(DATA SEGMENT)
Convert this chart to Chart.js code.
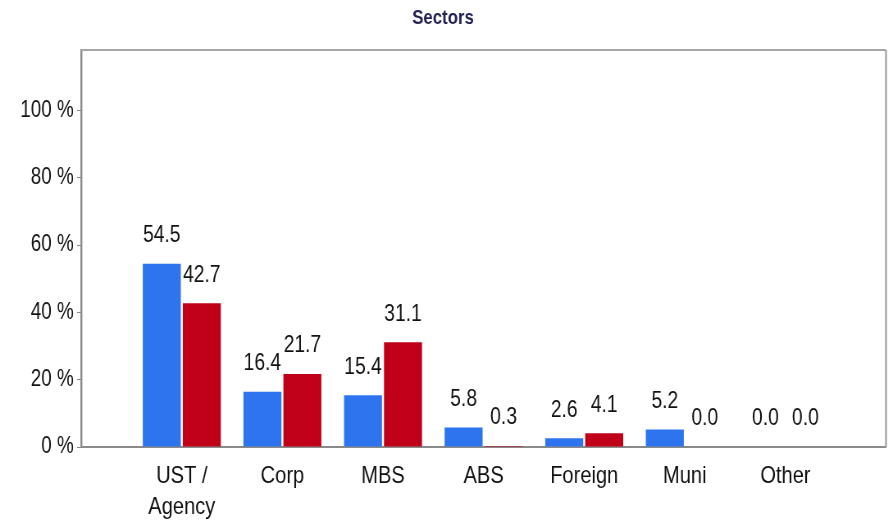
<!DOCTYPE html>
<html>
<head>
<meta charset="utf-8">
<title>Sectors</title>
<script src="https://cdn.jsdelivr.net/npm/chart.js@4/dist/chart.umd.min.js"></script>
<style>
  html, body { margin: 0; padding: 0; background: #fff; overflow: hidden; }
  /* drawn wide, then squeezed so the Arial glyphs come out narrow */
  #wrap { width: 1085px; height: 523px; transform: scaleX(0.82); transform-origin: 0 0; }
</style>
</head>
<body>
<div id="wrap"><canvas id="sectorChart" width="1085" height="523"></canvas></div>
<script>
const SECTORS = [['UST /', 'Agency'], 'Corp', 'MBS', 'ABS', 'Foreign', 'Muni', 'Other'];
const PORTFOLIO = [54.5, 16.4, 15.4, 5.8, 2.6, 5.2, 0.0];
const BENCHMARK = [42.7, 21.7, 31.1, 0.3, 4.1, 0.0, 0.0];
const Y_TICKS = [0, 20, 40, 60, 80, 100];

const FONT = '"Liberation Sans", Arial, sans-serif';

// empty slot on each side so the groups sit one step in from the frame
const labels = [''].concat(SECTORS, ['']);
const pad = arr => [null].concat(arr, [null]);

// grey frame on the top and right of the plot area
const frame = {
    id: 'frame',
    afterDraw(chart) {
        const { ctx, chartArea: a } = chart;
        ctx.save();
        ctx.strokeStyle = '#a6a6a6';
        ctx.lineWidth = 2;
        ctx.beginPath();
        ctx.moveTo(a.left, a.top);
        ctx.lineTo(a.right, a.top);
        ctx.stroke();
        ctx.lineWidth = 2.4;
        ctx.beginPath();
        ctx.moveTo(a.right, a.top);
        ctx.lineTo(a.right, a.bottom);
        ctx.stroke();
        ctx.restore();
    }
};

// value printed above every bar, zeros included
const valueLabels = {
    id: 'valueLabels',
    afterDatasetsDraw(chart) {
        const { ctx } = chart;
        ctx.save();
        ctx.font = '23.5px ' + FONT;
        ctx.fillStyle = '#111';
        ctx.textAlign = 'center';
        ctx.textBaseline = 'middle';
        chart.data.datasets.forEach((ds, i) => {
            chart.getDatasetMeta(i).data.forEach((bar, j) => {
                const v = ds.data[j];
                if (v === null) return;
                ctx.fillText(v.toFixed(1), bar.x, bar.y - 28);
            });
        });
        ctx.restore();
    }
};

new Chart(document.getElementById('sectorChart'), {
    type: 'bar',
    data: {
        labels: labels,
        datasets: [{
            label: 'Portfolio',
            data: pad(PORTFOLIO),
            backgroundColor: '#2f74ef',
            categoryPercentage: 0.795,
            barPercentage: 0.95
        }, {
            label: 'Benchmark',
            data: pad(BENCHMARK),
            backgroundColor: '#c00018',
            categoryPercentage: 0.795,
            barPercentage: 0.95
        }]
    },
    options: {
        responsive: false,
        animation: false,
        devicePixelRatio: 1,
        layout: { padding: { left: 0, right: 4.5, top: 0, bottom: 0 } },
        plugins: {
            legend: { display: false },
            tooltip: { enabled: false },
            title: {
                display: true,
                text: 'Sectors',
                color: '#232353',
                font: { family: FONT, size: 20.5, weight: 'bold' },
                padding: { top: 5.7, bottom: 19.7 }
            }
        },
        scales: {
            x: {
                offset: false,
                grid: { display: true, drawOnChartArea: false, drawTicks: false },
                border: { display: true, color: '#8a8a8a', width: 2 },
                ticks: {
                    color: '#111',
                    font: { family: FONT, size: 24.5, lineHeight: 1.25 },
                    padding: 14,
                    maxRotation: 0,
                    autoSkip: false
                },
                afterFit(scale) {
                    scale.height = 76;
                    scale.paddingLeft = 0;
                    scale.paddingRight = 0;
                }
            },
            y: {
                min: 0,
                max: 118,
                afterBuildTicks(scale) {
                    scale.ticks = Y_TICKS.map(v => ({ value: v }));
                },
                grid: { display: true, drawOnChartArea: false, drawTicks: true, tickLength: 5, color: '#8a8a8a' },
                border: { display: true, color: '#8a8a8a', width: 2.4 },
                ticks: {
                    color: '#111',
                    font: { family: FONT, size: 23 },
                    padding: 4,
                    callback: v => v + ' %'
                },
                afterFit(scale) { scale.width = 99; }
            }
        }
    },
    plugins: [frame, valueLabels]
});
</script>
</body>
</html>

(YOUR INSTRUCTIONS)
Every line above should be returned word for word, with the pictures left behind.

(COMPLETE RESPONSE)
Convert this chart to Chart.js code.
<!DOCTYPE html>
<html>
<head>
<meta charset="utf-8">
<title>Sectors</title>
<script src="https://cdn.jsdelivr.net/npm/chart.js@4/dist/chart.umd.min.js"></script>
<style>
  html, body { margin: 0; padding: 0; background: #fff; overflow: hidden; }
  /* drawn wide, then squeezed so the Arial glyphs come out narrow */
  #wrap { width: 1085px; height: 523px; transform: scaleX(0.82); transform-origin: 0 0; }
</style>
</head>
<body>
<div id="wrap"><canvas id="sectorChart" width="1085" height="523"></canvas></div>
<script>
const SECTORS = [['UST /', 'Agency'], 'Corp', 'MBS', 'ABS', 'Foreign', 'Muni', 'Other'];
const PORTFOLIO = [54.5, 16.4, 15.4, 5.8, 2.6, 5.2, 0.0];
const BENCHMARK = [42.7, 21.7, 31.1, 0.3, 4.1, 0.0, 0.0];
const Y_TICKS = [0, 20, 40, 60, 80, 100];

const FONT = '"Liberation Sans", Arial, sans-serif';

// empty slot on each side so the groups sit one step in from the frame
const labels = [''].concat(SECTORS, ['']);
const pad = arr => [null].concat(arr, [null]);

// grey frame on the top and right of the plot area
const frame = {
    id: 'frame',
    afterDraw(chart) {
        const { ctx, chartArea: a } = chart;
        ctx.save();
        ctx.strokeStyle = '#a6a6a6';
        ctx.lineWidth = 2;
        ctx.beginPath();
        ctx.moveTo(a.left, a.top);
        ctx.lineTo(a.right, a.top);
        ctx.stroke();
        ctx.lineWidth = 2.4;
        ctx.beginPath();
        ctx.moveTo(a.right, a.top);
        ctx.lineTo(a.right, a.bottom);
        ctx.stroke();
        ctx.restore();
    }
};

// value printed above every bar, zeros included
const valueLabels = {
    id: 'valueLabels',
    afterDatasetsDraw(chart) {
        const { ctx } = chart;
        ctx.save();
        ctx.font = '23.5px ' + FONT;
        ctx.fillStyle = '#111';
        ctx.textAlign = 'center';
        ctx.textBaseline = 'middle';
        chart.data.datasets.forEach((ds, i) => {
            chart.getDatasetMeta(i).data.forEach((bar, j) => {
                const v = ds.data[j];
                if (v === null) return;
                ctx.fillText(v.toFixed(1), bar.x, bar.y - 28);
            });
        });
        ctx.restore();
    }
};

new Chart(document.getElementById('sectorChart'), {
    type: 'bar',
    data: {
        labels: labels,
        datasets: [{
            label: 'Portfolio',
            data: pad(PORTFOLIO),
            backgroundColor: '#2f74ef',
            categoryPercentage: 0.795,
            barPercentage: 0.95
        }, {
            label: 'Benchmark',
            data: pad(BENCHMARK),
            backgroundColor: '#c00018',
            categoryPercentage: 0.795,
            barPercentage: 0.95
        }]
    },
    options: {
        responsive: false,
        animation: false,
        devicePixelRatio: 1,
        layout: { padding: { left: 0, right: 4.5, top: 0, bottom: 0 } },
        plugins: {
            legend: { display: false },
            tooltip: { enabled: false },
            title: {
                display: true,
                text: 'Sectors',
                color: '#232353',
                font: { family: FONT, size: 20.5, weight: 'bold' },
                padding: { top: 5.7, bottom: 19.7 }
            }
        },
        scales: {
            x: {
                offset: false,
                grid: { display: true, drawOnChartArea: false, drawTicks: false },
                border: { display: true, color: '#8a8a8a', width: 2 },
                ticks: {
                    color: '#111',
                    font: { family: FONT, size: 24.5, lineHeight: 1.25 },
                    padding: 14,
                    maxRotation: 0,
                    autoSkip: false
                },
                afterFit(scale) {
                    scale.height = 76;
                    scale.paddingLeft = 0;
                    scale.paddingRight = 0;
                }
            },
            y: {
                min: 0,
                max: 118,
                afterBuildTicks(scale) {
                    scale.ticks = Y_TICKS.map(v => ({ value: v }));
                },
                grid: { display: true, drawOnChartArea: false, drawTicks: true, tickLength: 5, color: '#8a8a8a' },
                border: { display: true, color: '#8a8a8a', width: 2.4 },
                ticks: {
                    color: '#111',
                    font: { family: FONT, size: 23 },
                    padding: 4,
                    callback: v => v + ' %'
                },
                afterFit(scale) { scale.width = 99; }
            }
        }
    },
    plugins: [frame, valueLabels]
});
</script>
</body>
</html>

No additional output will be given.